Fortunately not only does the DVD contain both versions to watch and compare their strengths and weaknesses, there’s also a reading of James’ complete original short story by Neil Brand as an audio-only feature. (There’s a second disc of Classic Ghost Stories featuring an abridged 15-minute-version read by Robert Powell, which shows how much a story can be affected by its timing and rhythms being hacked about; and also suffering from some dreadfully intrusive background stock music which distracts from Powell’s otherwise exemplary delivery.) It’s surprising to hear that in the story Parkins is quite a young character, and while still introverted and far from garrulous he is also far from isolated or alienated from those around him; indeed he strikes up quite a decent friendship with another golfer at the hotel, and he is more articulate and therefore able to better convey the real ideas James was interested in – the disconnect between Parkins’ strict intellectual rationality and the events he is seeing before his eyes. The purpose and actions of the supernatural entity is also much more clearly laid out. These elements are still present to a degree in the two films, but they are overlaid and to a greater or lesser extent subsumed by Miller and Cross’ own preoccupations and treatises on the subject, which kind of makes you wish someone would come along who just wanted to make the story ‘straight.’

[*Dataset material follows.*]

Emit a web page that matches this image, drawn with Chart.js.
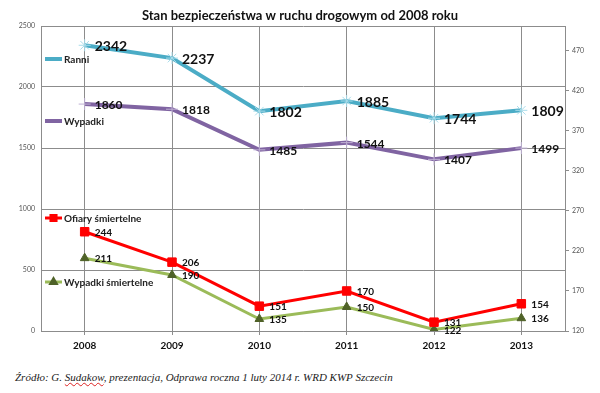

While you expect a television adaptation to make changes to source material, it’s surprising how many effective scenes in the book are omitted entirely from both versions. It’s almost as though the 2010 production was actually more a direct adaptation of the 1968 one rather than referring to the short story at all, so closely does it stick to Miller’s version for its basis before jumping off on its own ruminations and not picking up any of the extra cues from the source material omitted first time around. As a result, the 2010 version ends up more of a patchwork effort of different ideas and visions, topped off with an overriding need for the story to work as a modern ghost chiller.
And yet Cross’ version does work in that capacity for all its flaws, in exactly the way that Miller’s doesn’t for all its undoubted strengths. And most of all, at their heart, both productions also feature two of the best screen performances you’ll ever see from two of the finest actors of their respective generations in Hordern and Hurt. As a result, there’s plenty to recommend here and as a compare-and-contrast exercise this BFI/BBC DVD is a wonderful academic research tool well worth buying, watching and studying for anyone interested in ghost stories and also TV writing and production over nearly five decades.
Technical details: the 1968 version is a lovely black-and-white full frame (1.33:1) film version, although there’s some evidence of light film damage that at its worst is only mildly noticeable. The 2010 version is shot in full-colour widescreen (2.35:1) and as expected is pristine, although its colour palette is intentionally murky. Extras include the aforementioned audio reading of the full original short story, together with period footage of a discussion about the production between Miller and Sir Christopher Frayling; and a 15-minute filmed introduction to the 1968 version by James expert Ramsey Campbell who also reads his own James-inspired story The Guide in a separate item. There’s a terrific booklet with stills and essays on the discs’ content.
Whistle and I’ll Come To You is one of the discs in the BFI’s Ghost Stories for Christmas DVD boxset, originally released in 2012 and just reissued in 2013 with a new sixth disc as part of the BFI’s Gothic season. As well as MR James stories there are others, most notably the famous 1976 version of Charles Dickens’ The Signalman starring Denholm Elliott. All the contents are available as separate discs.